Author of My Turkey ’tis of Thee

My Turkey 'tis of Thee
My Turkey ’tis of Thee

I first learned this song from my old friend, Tim Leonard. The song is a tradition in his family and is attributed to their distinguished ancestor, the Reverend Doctor Thornton Bancroft Penfield (1867-1958). The Reverend Doctor was born to missionaries in India but grew up in the US, graduating from Columbia in 1890.

He wrote a fair amount of poetry and had a sense of humor. He did time as class poet at Columbia and he edited various college publications.  He also published a book of poems called The Four-Leaved Clover.

[Updated!]

After a bit of research, I’ve found that this was the Gay ’90s version of a meme, and that it appeared everywhere in ensuing decades. Like today’s memes, nailing down authorship is like nailing jello to a wall. I think the Penfield family’s oral tradition is as likely true as anything else.

Or rather, my limited research has failed to uncover any convincing alternatives.

My Previous Sighting and Attribution

Poking around on Google, I had found a partial version of “My Turkey ’tis of Thee” in the book The Lady of the Decoration by one Frances Little, a.k.a.  Fannie Caldwell, or Mrs. J.D. Macaulay, published in 1906. Her book is essentially a diary of her exploits as a missionary to Japan in the early 1900s.

She refers to the song in a wistful Thanksgiving entry as “Jack’s famous parody.” Jack is apparently a childhood sweetheart she didn’t marry. Her husband’s name is “James.”

This isn’t exactly an attribution of authorship, although it was the earliest publication I had found that looked like one. Given that both the Penfields and Macaulays were involved in missionary work, no doubt the words were shared in that social circle.

The Lady of the Decoration became a bestseller. The author provided a first-hand account of life in Japan and eastern Russia at the time of the Russo-Japanese War. With the war and Roosevelt’s Nobel Peace Prize in the news, the book was a hit.

An Even Earlier Sighting (updated)

The Madison County (NY) Historical Society reproduced the song in its Fall ’13  newsletter (local copy) at the bottom of page 6. They had found a handwritten copy attached to an 1897 diary entry by Clarissa Brown Bliss (b. 1840) of Peterboro, NY. I wrote to the Society to ask if they thought Bliss had been the author, and here’s what they replied:

No, we were not attributing the origin of the poem/song to Clarissa Brown Bliss, we only indicated that we have found a poem written on a small piece of cardboard in the papers of Clarissa Brown Bliss. As we found many small notes in her hand on miscellaneous pieces of paper, she must have just jotted this poem down for to remember it. There is no indication that she composed the poem herself.

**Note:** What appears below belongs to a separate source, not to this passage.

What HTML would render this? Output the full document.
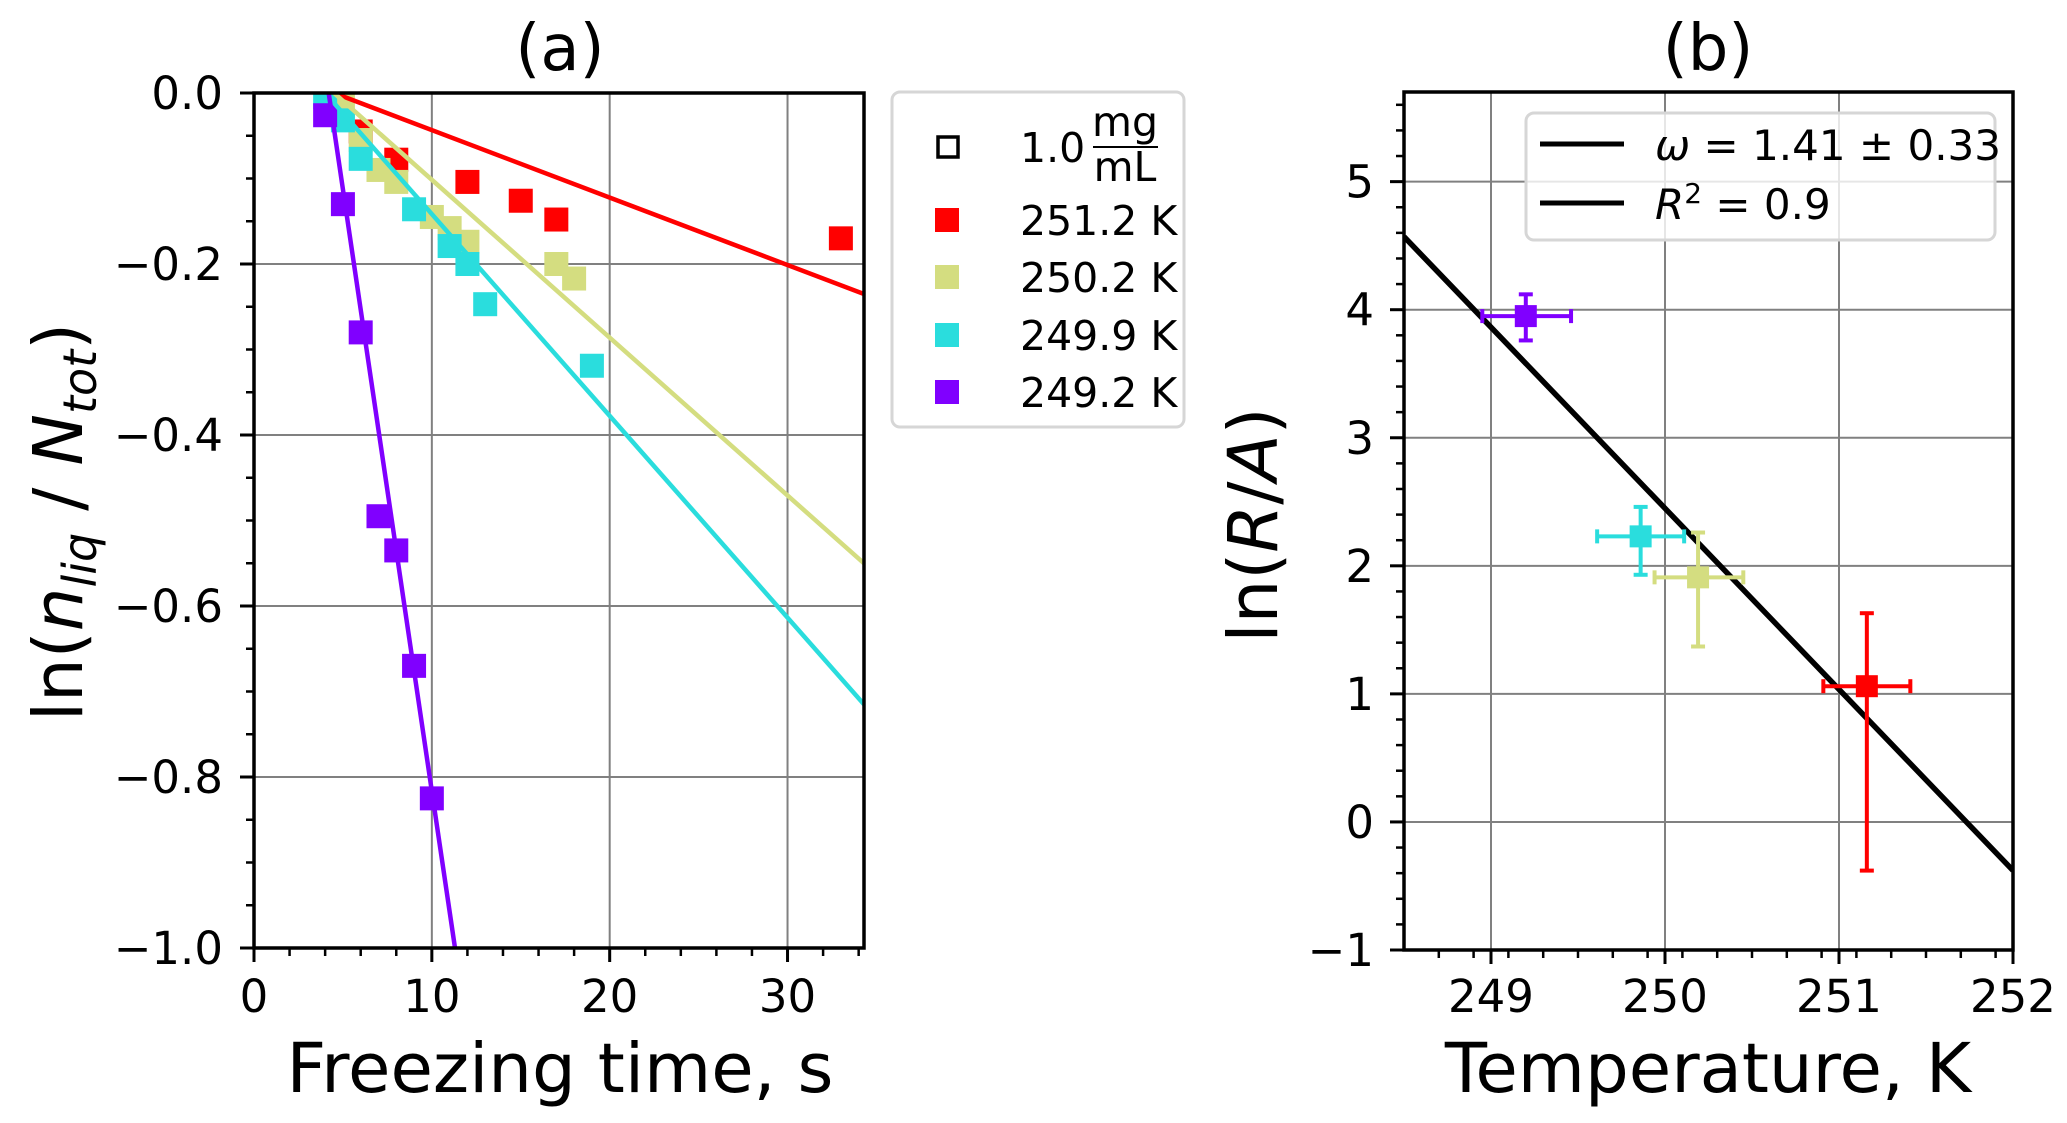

Thanks to the Madison County Historical Society’s Polly Held for that information.

Other Publications

I’m also finding a lot of postcards that display the words, like the one shown at the top dated 1910. Google uncovers numerous reprintings in college newspapers and such during the teens and 1920s.

2 thoughts on “Author of My Turkey ’tis of Thee”

  1. I also checked with Polly Held, and she says the note was loose rather than being attached to a page in one of the diaries, so can’t be assigned a particular date. Too bad; I was hoping that it showed that the song existed by 1897, but no such luck.

    That makes “The Lady of the Decoration” the earliest dated sighting/citing so far identified. That book was evidently the #1 best-seller of 1907. (The Amazon listing says so. I haven’t found a source to back that up, but it’s quite plausible since it was in the top 6 of the best-seller list for many months that year: https://archive.org/stream/bookman08unkngoog/bookman08unkngoog_djvu.txt.) Appearing in such a popular book would certainly have ensured that the song was widely known afterward. I suppose it’s possible that it was written by Frances Little for her book, but I think that’s unlikely because there’s so much similarity in the later verses (which her book doesn’t include) in subsequent citations. If she didn’t write the song, her story implies that it was already known (in the fictional universe) in 1901, the year in which the story was set.

    1. A problem with “The Lady of the Decoration” is that the author doesn’t print ALL the words. She says just enough words so that everyone else can fill them in themselves, or at least imagine the rest.